Information and Price Formation
Prices reflect information available to market participants. The efficient market hypothesis asserts that prices instantly incorporate all relevant information. Microstructure examines exactly how this process takes place. Informed traders possess private information about the fundamental value of the asset. Their trading gradually reveals information to the market — prices move toward the true value. The speed of revelation depends on the intensity of trading by informed agents. Uninformed (liquidity) traders trade for reasons unrelated to information — portfolio rebalancing, cash needs. They create noise, complicating the extraction of the information signal from prices.

Kyle Model
The Kyle model (1985) is a fundamental model of informed trading. The informed trader knows the true value of the asset. The market-maker observes the aggregate order flow but cannot distinguish informed orders from uninformed ones. Equilibrium: the informed trader trades gradually, so as not to reveal information too quickly. The market-maker sets prices linearly dependent on order flow — the parameter $\lambda$ (lambda) measures the impact of orders on price. The key conclusion: the spread and price impact reflect the informational content of trading. In markets with a greater share of informed trading, spreads are wider.

Glosten-Milgrom Model
The Glosten-Milgrom model analyzes the spread from the viewpoint of adverse selection. The market-maker quotes bid and ask, not knowing whom they are trading with.

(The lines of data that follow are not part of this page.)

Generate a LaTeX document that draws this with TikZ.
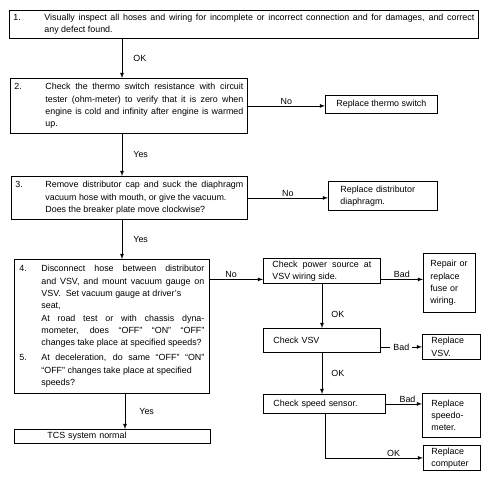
\documentclass[tikz,border=0pt]{standalone}
\usepackage{fontspec}
\setmainfont{Liberation Sans}
\usepackage{tikz}
\usetikzlibrary{positioning,shapes,arrows,calc}

\newcommand{\numpar}[4]{\makebox[#2][l]{#1}\parbox[t]{#3}{#4}}

\begin{document}
\begin{tikzpicture}[x=1pt, y=-1pt, line width=0.8pt, >=latex,
    box/.style={draw, rectangle, inner sep=0pt, anchor=north west, font=\fontsize{8.9}{12.3}\selectfont},
    sbox/.style={box, align=left, inner xsep=#1},
    lbl/.style={font=\fontsize{8.9}{10}\selectfont, inner sep=1pt}]
    \useasboundingbox (0,0) rectangle (491,480);

    \node[box, minimum width=469, minimum height=28] (s1) at (9,10)
        {\numpar{1.}{31pt}{430pt}{Visually inspect all hoses and wiring for incomplete or incorrect connection and for damages, and correct\linebreak any defect found.}};
    \node[box, minimum width=237, minimum height=55] (s2) at (10,78)
        {\numpar{2.}{31pt}{198pt}{Check the thermo switch resistance with circuit\linebreak tester (ohm-meter) to verify that it is zero when\linebreak engine is cold and infinity after engine is warmed\linebreak up.}};
    \node[box, minimum width=236, minimum height=43] (s3) at (11,176)
        {\numpar{3.}{30pt}{198pt}{Remove distributor cap and suck the diaphragm\linebreak vacuum hose with mouth, or give the vacuum.\newline Does the breaker plate move clockwise?}};
    \node[box, minimum width=195, minimum height=134] (s4) at (14,259)
        {\parbox{185pt}{\noindent\numpar{4.}{22pt}{163pt}{Disconnect hose between distributor\linebreak and VSV, and mount vacuum gauge on\linebreak VSV.\ \ Set vacuum gauge at driver’s\newline seat,\newline At road test or with chassis dyna-\linebreak mometer, does “OFF” “ON” “OFF”\linebreak changes take place at specified speeds?}\par\vspace{6pt}
        \noindent\numpar{5.}{22pt}{163pt}{At deceleration, do same “OFF” “ON”\linebreak “OFF” changes take place at specified\newline speeds?}}};
    \node[sbox=33pt, text width=130pt, minimum height=14] (s5) at (14,429) {TCS system normal};

    \node[box, minimum width=112, minimum height=18] (r1) at (325,95) {Replace thermo switch};
    \node[sbox=12pt, text width=85pt, minimum height=29] (r2) at (328,181) {Replace distributor\\diaphragm.};
    \node[box, minimum width=117, minimum height=25] (p1) at (263,258)
        {\parbox{99pt}{Check power source at\linebreak VSV wiring side.}};
    \node[sbox=7pt, text width=38pt, minimum height=59] (p2) at (423,253) {Repair or\\replace\\fuse or\\wiring.};
    \node[sbox=10pt, text width=97pt, minimum height=24] (v1) at (263,328) {Check VSV};
    \node[sbox=9pt, text width=40pt, minimum height=25] (v2) at (422,334) {Replace\\VSV.};
    \node[sbox=10pt, text width=102pt, minimum height=19] (sp1) at (263,394) {Check speed sensor.};
    \node[sbox=9pt, text width=40pt, minimum height=44] (sp2) at (422,393) {Replace\\speedo-\\meter.};
    \node[sbox=8pt, text width=41pt, minimum height=25] (c2) at (423,445) {Replace\\computer};

    \coordinate (cl) at (122,0);
    \coordinate (cm) at (125,0);
    \coordinate (cr) at (322,0);
    \coordinate (cs) at (325,0);
    \coordinate (q4) at ([yshift=-8.5pt]p1.west);

    \draw[->] (s1.south -| cl) -- node[lbl, right=10pt] {OK} (s2.north -| cl);
    \draw[->] (s2.south -| cl) -- node[lbl, right=10pt] {Yes} (s3.north -| cl);
    \draw[->] (s3.south -| cl) -- node[lbl, right=10pt] {Yes} (s4.north -| cl);
    \draw[->] (s4.south -| cm) -- node[lbl, right=13pt] {Yes} (s5.north -| cm);

    \draw[->] (s2.east) -- node[lbl, above] {No} (s2.east -| r1.west);
    \draw[->] (s3.east) -- node[lbl, above] {No} (s3.east -| r2.west);
    \draw[->] (s4.east |- q4) -- node[lbl, above, pos=0.4] {No} (q4);

    \draw[->] (p1.east |- q4) -- node[lbl, above] {Bad} (p2.west |- q4);
    \draw[->] (p1.south -| cr) -- node[lbl, right=8pt, pos=0.7] {OK} (v1.north -| cr);
    \draw[->] (v1.east |- v2.west) -- node[lbl, fill=white, inner xsep=3pt] {Bad} (v2.west);
    \draw[->] (v1.south -| cr) -- node[lbl, right=8pt] {OK} (sp1.north -| cr);
    \draw[->] (sp1.east) -- node[lbl, above, pos=0.6] {Bad} (sp1.east -| sp2.west);
    \draw[->] (sp1.south -| cs) |- node[lbl, above, pos=0.85] {OK} (c2.west);
\end{tikzpicture}
\end{document}
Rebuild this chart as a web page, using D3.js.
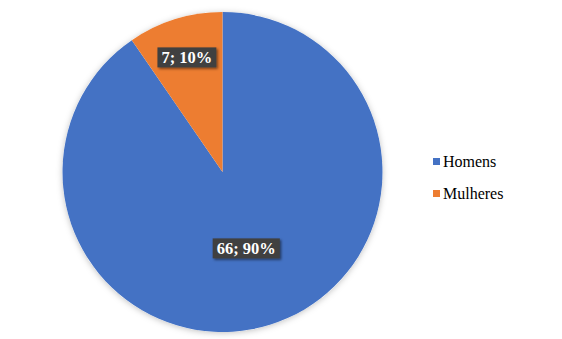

If the counterparty is informed, the market-maker incurs losses — buys before a price decline or sells before a rise. The spread compensates for expected losses from trading with informed participants. The higher the probability of informed trading, the wider the spread. This explains why spreads widen before important news — the probability of the presence of informed agents increases.

High-Frequency Trading (HFT)
High-frequency trading uses speed as a competitive advantage. HFT firms place servers near exchange servers (colocation), use specialized equipment and algorithms to execute trades in microseconds. The role of HFT in microstructure is ambiguous. On one hand, HFT improves liquidity — spreads have narrowed, market depth has increased. On the other hand, HFT can amplify volatility in stressful situations, when algorithms synchronously withdraw from the market. The Flash Crash on May 6, 2010 demonstrated the risks: the Dow Jones index fell by 9% within minutes, then recovered. Investigation showed that algorithm interactions created a cascade of sales.

Market Fragmentation
Modern markets are fragmented among multiple venues. In the US, stocks trade on NYSE, NASDAQ, multiple ECNs, and dark pools. Regulation (Reg NMS) requires execution at the best available price (NBBO), but allows trading on any venue. Fragmentation creates opportunities for arbitrage between venues and complicates liquidity aggregation. Smart Order Routing (SOR) algorithms direct orders to venues with the best conditions.

Practical Consequences
Understanding microstructure helps optimize execution. Large orders should be split and executed gradually (TWAP, VWAP, Implementation Shortfall algorithms). Choice of order type affects costs — limit orders save on the spread but carry the risk of non-execution. Microstructure analysis can provide informational signals. Order imbalance, spread changes, activity in dark pools — all this reflects the actions of informed participants.